◆ **Given information**:
● ● ● ● ● ● ●
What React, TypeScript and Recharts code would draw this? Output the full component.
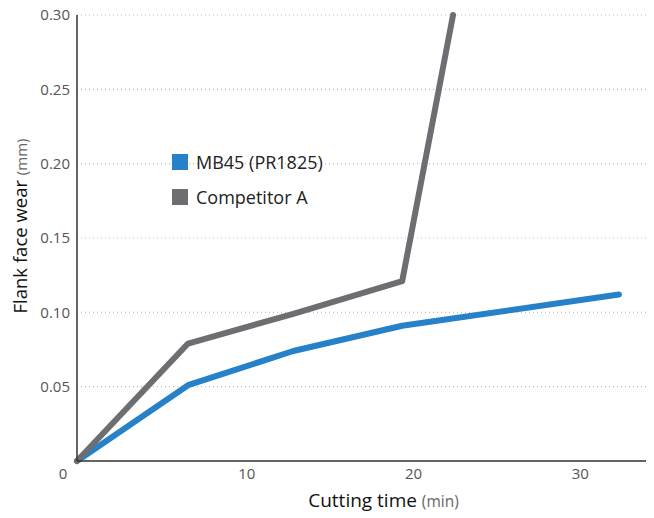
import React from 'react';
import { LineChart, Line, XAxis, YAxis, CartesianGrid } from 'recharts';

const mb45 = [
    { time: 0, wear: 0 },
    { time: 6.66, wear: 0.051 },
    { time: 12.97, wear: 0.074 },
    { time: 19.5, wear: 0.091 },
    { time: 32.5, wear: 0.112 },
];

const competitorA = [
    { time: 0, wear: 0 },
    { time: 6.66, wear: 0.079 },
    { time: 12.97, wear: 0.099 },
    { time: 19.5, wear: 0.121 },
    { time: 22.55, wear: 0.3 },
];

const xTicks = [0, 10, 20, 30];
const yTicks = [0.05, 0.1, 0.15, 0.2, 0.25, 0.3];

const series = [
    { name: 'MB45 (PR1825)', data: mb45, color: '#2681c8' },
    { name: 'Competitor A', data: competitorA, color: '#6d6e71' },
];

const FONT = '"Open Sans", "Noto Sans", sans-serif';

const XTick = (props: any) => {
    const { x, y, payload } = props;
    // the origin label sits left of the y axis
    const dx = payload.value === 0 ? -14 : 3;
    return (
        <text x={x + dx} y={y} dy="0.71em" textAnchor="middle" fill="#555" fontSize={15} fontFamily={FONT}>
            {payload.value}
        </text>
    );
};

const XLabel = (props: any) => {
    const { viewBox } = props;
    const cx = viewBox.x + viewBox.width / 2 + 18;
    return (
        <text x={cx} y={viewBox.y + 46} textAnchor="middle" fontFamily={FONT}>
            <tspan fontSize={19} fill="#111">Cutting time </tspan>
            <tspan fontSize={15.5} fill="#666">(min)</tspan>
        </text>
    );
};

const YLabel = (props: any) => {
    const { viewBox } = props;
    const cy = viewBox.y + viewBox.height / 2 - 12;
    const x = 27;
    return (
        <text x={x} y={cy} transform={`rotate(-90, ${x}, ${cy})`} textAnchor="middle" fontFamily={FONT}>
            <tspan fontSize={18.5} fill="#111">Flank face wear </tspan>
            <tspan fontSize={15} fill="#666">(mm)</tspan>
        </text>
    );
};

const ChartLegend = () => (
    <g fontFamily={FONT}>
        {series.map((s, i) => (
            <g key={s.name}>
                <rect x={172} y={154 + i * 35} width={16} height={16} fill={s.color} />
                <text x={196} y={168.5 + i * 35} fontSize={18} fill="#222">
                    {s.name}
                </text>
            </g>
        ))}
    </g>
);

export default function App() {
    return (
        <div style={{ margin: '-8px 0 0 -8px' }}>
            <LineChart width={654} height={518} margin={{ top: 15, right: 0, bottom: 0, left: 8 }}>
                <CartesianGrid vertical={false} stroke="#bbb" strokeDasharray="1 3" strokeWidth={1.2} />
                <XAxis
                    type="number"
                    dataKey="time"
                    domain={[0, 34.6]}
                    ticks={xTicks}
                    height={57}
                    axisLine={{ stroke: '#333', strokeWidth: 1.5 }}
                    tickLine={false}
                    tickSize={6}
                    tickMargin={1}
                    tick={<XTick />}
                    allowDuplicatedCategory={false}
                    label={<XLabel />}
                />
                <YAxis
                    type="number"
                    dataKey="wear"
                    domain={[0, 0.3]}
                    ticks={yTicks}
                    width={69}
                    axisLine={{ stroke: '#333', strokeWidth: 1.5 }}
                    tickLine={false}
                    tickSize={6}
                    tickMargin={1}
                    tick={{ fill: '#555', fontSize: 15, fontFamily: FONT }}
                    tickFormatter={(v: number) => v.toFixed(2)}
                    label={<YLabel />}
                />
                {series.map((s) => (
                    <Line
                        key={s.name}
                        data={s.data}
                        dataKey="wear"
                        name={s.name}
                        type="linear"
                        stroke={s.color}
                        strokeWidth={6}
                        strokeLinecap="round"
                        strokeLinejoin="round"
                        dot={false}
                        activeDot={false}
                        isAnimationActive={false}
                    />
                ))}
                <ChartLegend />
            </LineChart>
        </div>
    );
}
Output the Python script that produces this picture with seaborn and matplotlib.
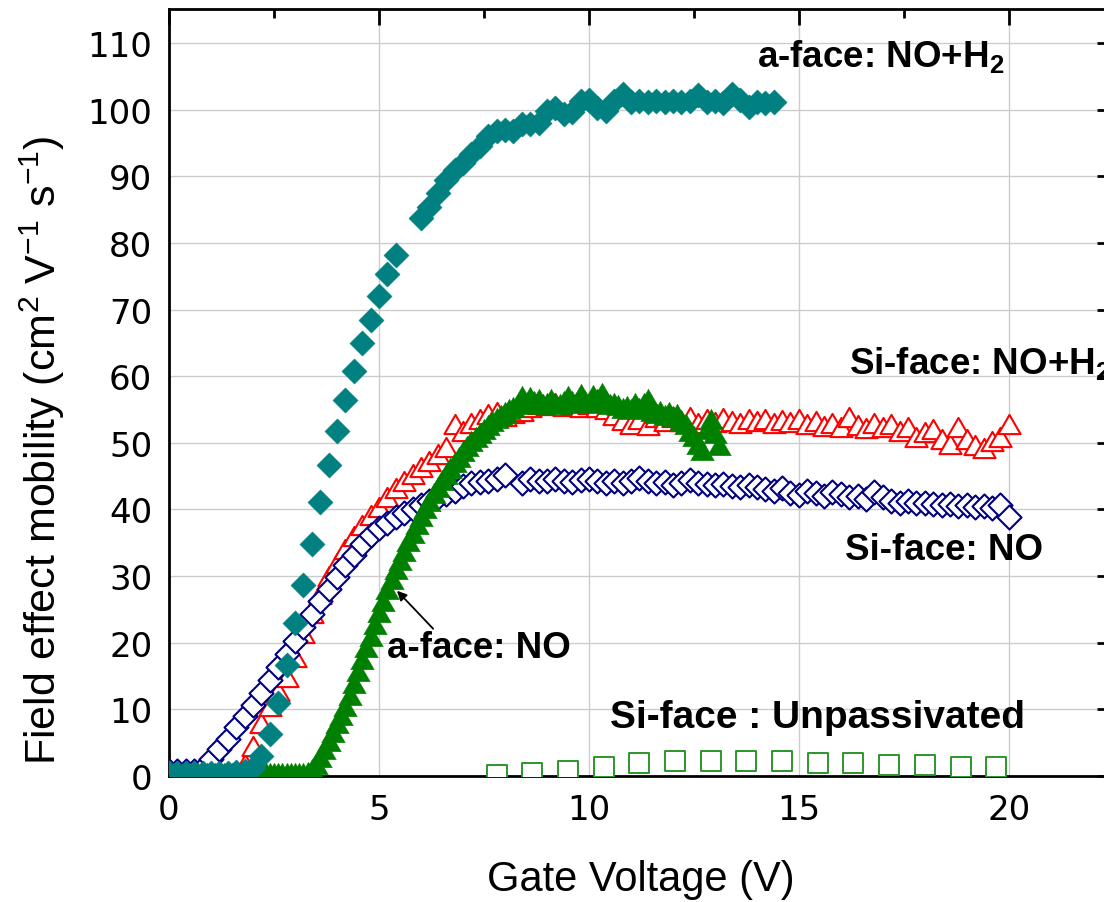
● ● ● ● ● ● ●
◆ **Set problem**: Reproduce the material word for word, minus the images.

◆ **Output of the exercise**:
What React, TypeScript and Recharts code would draw this? Output the full component.
import React from 'react';
import { LineChart, Line, XAxis, YAxis, CartesianGrid } from 'recharts';

const mb45 = [
    { time: 0, wear: 0 },
    { time: 6.66, wear: 0.051 },
    { time: 12.97, wear: 0.074 },
    { time: 19.5, wear: 0.091 },
    { time: 32.5, wear: 0.112 },
];

const competitorA = [
    { time: 0, wear: 0 },
    { time: 6.66, wear: 0.079 },
    { time: 12.97, wear: 0.099 },
    { time: 19.5, wear: 0.121 },
    { time: 22.55, wear: 0.3 },
];

const xTicks = [0, 10, 20, 30];
const yTicks = [0.05, 0.1, 0.15, 0.2, 0.25, 0.3];

const series = [
    { name: 'MB45 (PR1825)', data: mb45, color: '#2681c8' },
    { name: 'Competitor A', data: competitorA, color: '#6d6e71' },
];

const FONT = '"Open Sans", "Noto Sans", sans-serif';

const XTick = (props: any) => {
    const { x, y, payload } = props;
    // the origin label sits left of the y axis
    const dx = payload.value === 0 ? -14 : 3;
    return (
        <text x={x + dx} y={y} dy="0.71em" textAnchor="middle" fill="#555" fontSize={15} fontFamily={FONT}>
            {payload.value}
        </text>
    );
};

const XLabel = (props: any) => {
    const { viewBox } = props;
    const cx = viewBox.x + viewBox.width / 2 + 18;
    return (
        <text x={cx} y={viewBox.y + 46} textAnchor="middle" fontFamily={FONT}>
            <tspan fontSize={19} fill="#111">Cutting time </tspan>
            <tspan fontSize={15.5} fill="#666">(min)</tspan>
        </text>
    );
};

const YLabel = (props: any) => {
    const { viewBox } = props;
    const cy = viewBox.y + viewBox.height / 2 - 12;
    const x = 27;
    return (
        <text x={x} y={cy} transform={`rotate(-90, ${x}, ${cy})`} textAnchor="middle" fontFamily={FONT}>
            <tspan fontSize={18.5} fill="#111">Flank face wear </tspan>
            <tspan fontSize={15} fill="#666">(mm)</tspan>
        </text>
    );
};

const ChartLegend = () => (
    <g fontFamily={FONT}>
        {series.map((s, i) => (
            <g key={s.name}>
                <rect x={172} y={154 + i * 35} width={16} height={16} fill={s.color} />
                <text x={196} y={168.5 + i * 35} fontSize={18} fill="#222">
                    {s.name}
                </text>
            </g>
        ))}
    </g>
);

export default function App() {
    return (
        <div style={{ margin: '-8px 0 0 -8px' }}>
            <LineChart width={654} height={518} margin={{ top: 15, right: 0, bottom: 0, left: 8 }}>
                <CartesianGrid vertical={false} stroke="#bbb" strokeDasharray="1 3" strokeWidth={1.2} />
                <XAxis
                    type="number"
                    dataKey="time"
                    domain={[0, 34.6]}
                    ticks={xTicks}
                    height={57}
                    axisLine={{ stroke: '#333', strokeWidth: 1.5 }}
                    tickLine={false}
                    tickSize={6}
                    tickMargin={1}
                    tick={<XTick />}
                    allowDuplicatedCategory={false}
                    label={<XLabel />}
                />
                <YAxis
                    type="number"
                    dataKey="wear"
                    domain={[0, 0.3]}
                    ticks={yTicks}
                    width={69}
                    axisLine={{ stroke: '#333', strokeWidth: 1.5 }}
                    tickLine={false}
                    tickSize={6}
                    tickMargin={1}
                    tick={{ fill: '#555', fontSize: 15, fontFamily: FONT }}
                    tickFormatter={(v: number) => v.toFixed(2)}
                    label={<YLabel />}
                />
                {series.map((s) => (
                    <Line
                        key={s.name}
                        data={s.data}
                        dataKey="wear"
                        name={s.name}
                        type="linear"
                        stroke={s.color}
                        strokeWidth={6}
                        strokeLinecap="round"
                        strokeLinejoin="round"
                        dot={false}
                        activeDot={false}
                        isAnimationActive={false}
                    />
                ))}
                <ChartLegend />
            </LineChart>
        </div>
    );
}
Output the Python script that produces this picture with seaborn and matplotlib.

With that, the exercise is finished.